▶ **PROBLEM DETAILS**
Transcribe all of the material exactly, except for its pictures.

▶ **DATA SECTION**
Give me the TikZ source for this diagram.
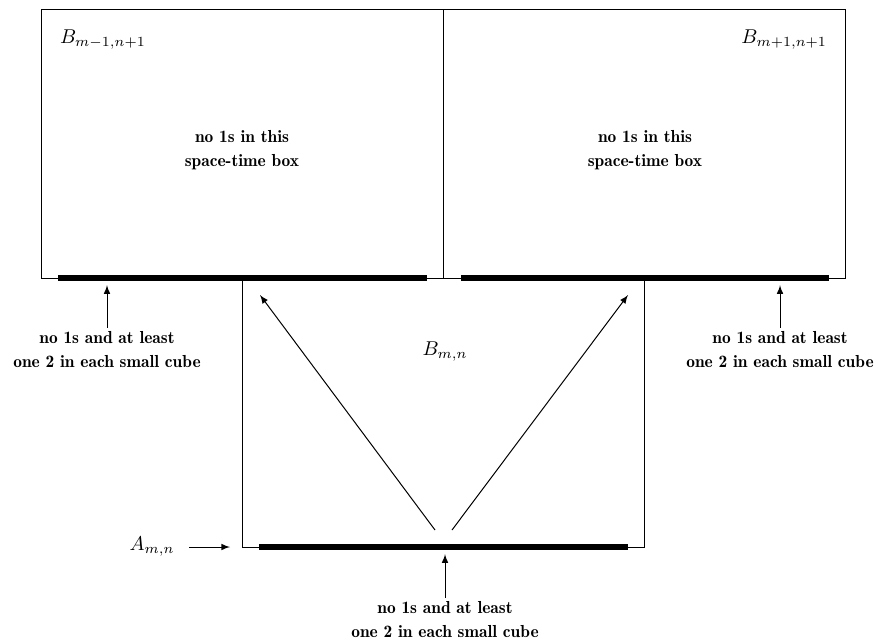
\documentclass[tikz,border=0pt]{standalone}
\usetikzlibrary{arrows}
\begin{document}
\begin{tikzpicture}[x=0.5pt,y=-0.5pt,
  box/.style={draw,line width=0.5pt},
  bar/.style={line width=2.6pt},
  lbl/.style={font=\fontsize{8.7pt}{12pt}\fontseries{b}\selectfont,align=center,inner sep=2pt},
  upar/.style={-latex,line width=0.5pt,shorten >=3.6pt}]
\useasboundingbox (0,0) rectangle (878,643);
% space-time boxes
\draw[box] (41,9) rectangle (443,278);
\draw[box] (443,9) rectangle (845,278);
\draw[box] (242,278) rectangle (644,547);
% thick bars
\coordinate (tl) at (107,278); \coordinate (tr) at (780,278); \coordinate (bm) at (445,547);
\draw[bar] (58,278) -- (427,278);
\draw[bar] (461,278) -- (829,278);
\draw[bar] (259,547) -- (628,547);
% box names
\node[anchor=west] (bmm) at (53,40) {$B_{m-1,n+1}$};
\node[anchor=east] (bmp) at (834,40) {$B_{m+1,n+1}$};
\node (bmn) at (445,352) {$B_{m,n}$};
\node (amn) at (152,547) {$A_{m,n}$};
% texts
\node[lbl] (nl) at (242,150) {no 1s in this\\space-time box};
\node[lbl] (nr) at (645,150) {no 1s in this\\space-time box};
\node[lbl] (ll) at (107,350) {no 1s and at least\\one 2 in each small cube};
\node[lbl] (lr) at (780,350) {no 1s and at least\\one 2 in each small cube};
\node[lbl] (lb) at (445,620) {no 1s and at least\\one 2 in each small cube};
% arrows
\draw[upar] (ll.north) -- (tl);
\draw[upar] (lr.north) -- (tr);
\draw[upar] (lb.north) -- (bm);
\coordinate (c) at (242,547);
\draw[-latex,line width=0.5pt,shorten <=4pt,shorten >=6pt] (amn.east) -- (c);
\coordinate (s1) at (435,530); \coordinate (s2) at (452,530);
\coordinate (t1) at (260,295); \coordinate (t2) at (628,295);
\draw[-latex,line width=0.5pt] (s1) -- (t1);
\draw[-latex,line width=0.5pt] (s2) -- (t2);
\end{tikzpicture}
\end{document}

▶ **THE SOLUTION**
Give me the TikZ source for this diagram.
\documentclass[tikz,border=0pt]{standalone}
\usetikzlibrary{arrows}
\begin{document}
\begin{tikzpicture}[x=0.5pt,y=-0.5pt,
  box/.style={draw,line width=0.5pt},
  bar/.style={line width=2.6pt},
  lbl/.style={font=\fontsize{8.7pt}{12pt}\fontseries{b}\selectfont,align=center,inner sep=2pt},
  upar/.style={-latex,line width=0.5pt,shorten >=3.6pt}]
\useasboundingbox (0,0) rectangle (878,643);
% space-time boxes
\draw[box] (41,9) rectangle (443,278);
\draw[box] (443,9) rectangle (845,278);
\draw[box] (242,278) rectangle (644,547);
% thick bars
\coordinate (tl) at (107,278); \coordinate (tr) at (780,278); \coordinate (bm) at (445,547);
\draw[bar] (58,278) -- (427,278);
\draw[bar] (461,278) -- (829,278);
\draw[bar] (259,547) -- (628,547);
% box names
\node[anchor=west] (bmm) at (53,40) {$B_{m-1,n+1}$};
\node[anchor=east] (bmp) at (834,40) {$B_{m+1,n+1}$};
\node (bmn) at (445,352) {$B_{m,n}$};
\node (amn) at (152,547) {$A_{m,n}$};
% texts
\node[lbl] (nl) at (242,150) {no 1s in this\\space-time box};
\node[lbl] (nr) at (645,150) {no 1s in this\\space-time box};
\node[lbl] (ll) at (107,350) {no 1s and at least\\one 2 in each small cube};
\node[lbl] (lr) at (780,350) {no 1s and at least\\one 2 in each small cube};
\node[lbl] (lb) at (445,620) {no 1s and at least\\one 2 in each small cube};
% arrows
\draw[upar] (ll.north) -- (tl);
\draw[upar] (lr.north) -- (tr);
\draw[upar] (lb.north) -- (bm);
\coordinate (c) at (242,547);
\draw[-latex,line width=0.5pt,shorten <=4pt,shorten >=6pt] (amn.east) -- (c);
\coordinate (s1) at (435,530); \coordinate (s2) at (452,530);
\coordinate (t1) at (260,295); \coordinate (t2) at (628,295);
\draw[-latex,line width=0.5pt] (s1) -- (t1);
\draw[-latex,line width=0.5pt] (s2) -- (t2);
\end{tikzpicture}
\end{document}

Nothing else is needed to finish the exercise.